- **DATA TO USE**
[Begin]

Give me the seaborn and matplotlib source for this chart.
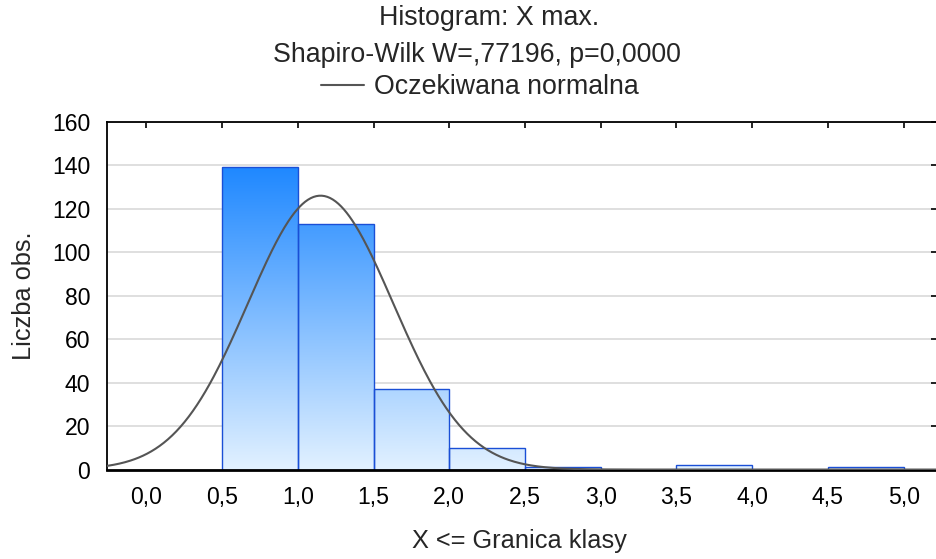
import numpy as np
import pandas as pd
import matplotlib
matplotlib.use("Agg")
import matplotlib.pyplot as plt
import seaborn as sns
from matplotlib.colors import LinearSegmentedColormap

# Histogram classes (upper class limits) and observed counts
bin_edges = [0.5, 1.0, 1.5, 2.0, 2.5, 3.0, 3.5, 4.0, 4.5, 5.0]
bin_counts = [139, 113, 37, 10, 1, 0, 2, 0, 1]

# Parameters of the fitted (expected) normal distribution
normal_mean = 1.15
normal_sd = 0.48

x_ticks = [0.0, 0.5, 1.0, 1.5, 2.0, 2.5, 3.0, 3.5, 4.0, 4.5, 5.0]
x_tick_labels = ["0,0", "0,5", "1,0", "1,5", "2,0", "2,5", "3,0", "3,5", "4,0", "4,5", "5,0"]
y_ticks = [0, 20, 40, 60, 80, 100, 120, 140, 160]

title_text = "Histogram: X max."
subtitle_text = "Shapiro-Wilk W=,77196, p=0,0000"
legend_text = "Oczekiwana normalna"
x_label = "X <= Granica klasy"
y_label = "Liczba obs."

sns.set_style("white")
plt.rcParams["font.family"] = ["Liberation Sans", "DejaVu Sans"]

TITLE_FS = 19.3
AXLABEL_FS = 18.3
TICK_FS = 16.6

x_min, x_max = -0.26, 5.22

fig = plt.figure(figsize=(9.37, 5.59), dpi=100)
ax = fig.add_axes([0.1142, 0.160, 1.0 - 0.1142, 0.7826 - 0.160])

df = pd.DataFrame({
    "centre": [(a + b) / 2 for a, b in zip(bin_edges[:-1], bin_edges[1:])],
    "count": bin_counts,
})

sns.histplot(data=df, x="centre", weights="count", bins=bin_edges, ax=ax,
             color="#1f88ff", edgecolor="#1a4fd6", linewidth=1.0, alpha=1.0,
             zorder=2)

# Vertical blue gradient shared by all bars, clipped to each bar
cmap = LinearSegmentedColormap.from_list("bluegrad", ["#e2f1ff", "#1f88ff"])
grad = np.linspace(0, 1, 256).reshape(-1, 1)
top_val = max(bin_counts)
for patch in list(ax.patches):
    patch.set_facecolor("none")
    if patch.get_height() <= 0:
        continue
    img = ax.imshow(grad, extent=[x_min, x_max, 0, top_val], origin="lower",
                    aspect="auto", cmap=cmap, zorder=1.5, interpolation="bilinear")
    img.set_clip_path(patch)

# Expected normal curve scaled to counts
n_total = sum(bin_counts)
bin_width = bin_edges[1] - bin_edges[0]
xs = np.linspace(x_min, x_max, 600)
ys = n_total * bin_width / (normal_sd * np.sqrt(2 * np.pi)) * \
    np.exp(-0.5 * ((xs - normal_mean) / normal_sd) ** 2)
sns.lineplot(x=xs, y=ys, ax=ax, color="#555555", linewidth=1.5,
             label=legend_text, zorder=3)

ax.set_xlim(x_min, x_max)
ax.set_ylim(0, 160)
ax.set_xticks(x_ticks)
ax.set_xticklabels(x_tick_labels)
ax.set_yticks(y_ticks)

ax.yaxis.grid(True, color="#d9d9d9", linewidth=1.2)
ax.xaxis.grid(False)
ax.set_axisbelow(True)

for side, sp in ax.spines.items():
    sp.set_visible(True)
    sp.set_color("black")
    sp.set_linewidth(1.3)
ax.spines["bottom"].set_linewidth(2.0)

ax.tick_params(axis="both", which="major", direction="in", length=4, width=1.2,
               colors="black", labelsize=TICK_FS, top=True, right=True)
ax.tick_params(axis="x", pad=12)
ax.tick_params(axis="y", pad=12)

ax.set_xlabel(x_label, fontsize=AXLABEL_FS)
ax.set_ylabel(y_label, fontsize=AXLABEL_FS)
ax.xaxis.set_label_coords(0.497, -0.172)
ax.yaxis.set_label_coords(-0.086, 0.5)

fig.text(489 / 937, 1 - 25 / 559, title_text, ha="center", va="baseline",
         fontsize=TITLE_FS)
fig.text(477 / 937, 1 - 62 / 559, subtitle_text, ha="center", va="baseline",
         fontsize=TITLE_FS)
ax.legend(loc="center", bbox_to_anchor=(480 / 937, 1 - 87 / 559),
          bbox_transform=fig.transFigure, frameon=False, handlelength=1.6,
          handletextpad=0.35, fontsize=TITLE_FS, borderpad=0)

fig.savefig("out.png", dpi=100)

[End]
[Begin]

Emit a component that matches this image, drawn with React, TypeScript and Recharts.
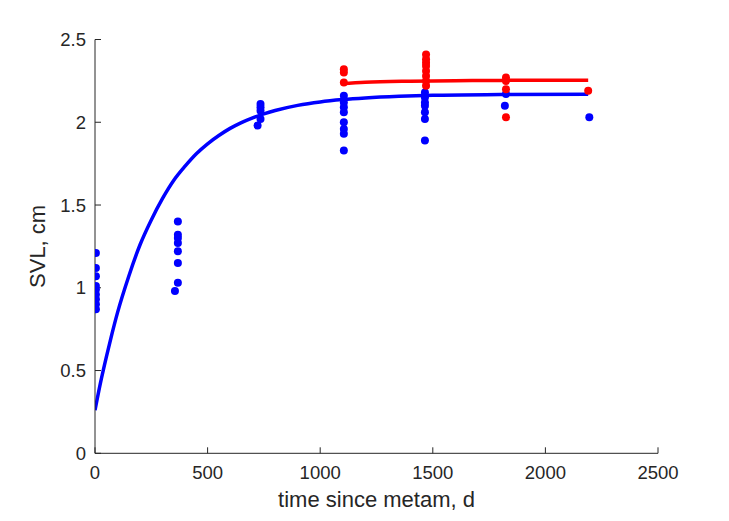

[End]

- **TASK TO CARRY OUT**
Take the lines from the one holding "Give me the" to the one holding "normal_sd = 0.48", both lines included, and give them again exactly, with no pictures.

- **PROBLEM SOLUTION**
Give me the seaborn and matplotlib source for this chart.
import numpy as np
import pandas as pd
import matplotlib
matplotlib.use("Agg")
import matplotlib.pyplot as plt
import seaborn as sns
from matplotlib.colors import LinearSegmentedColormap

# Histogram classes (upper class limits) and observed counts
bin_edges = [0.5, 1.0, 1.5, 2.0, 2.5, 3.0, 3.5, 4.0, 4.5, 5.0]
bin_counts = [139, 113, 37, 10, 1, 0, 2, 0, 1]

# Parameters of the fitted (expected) normal distribution
normal_mean = 1.15
normal_sd = 0.48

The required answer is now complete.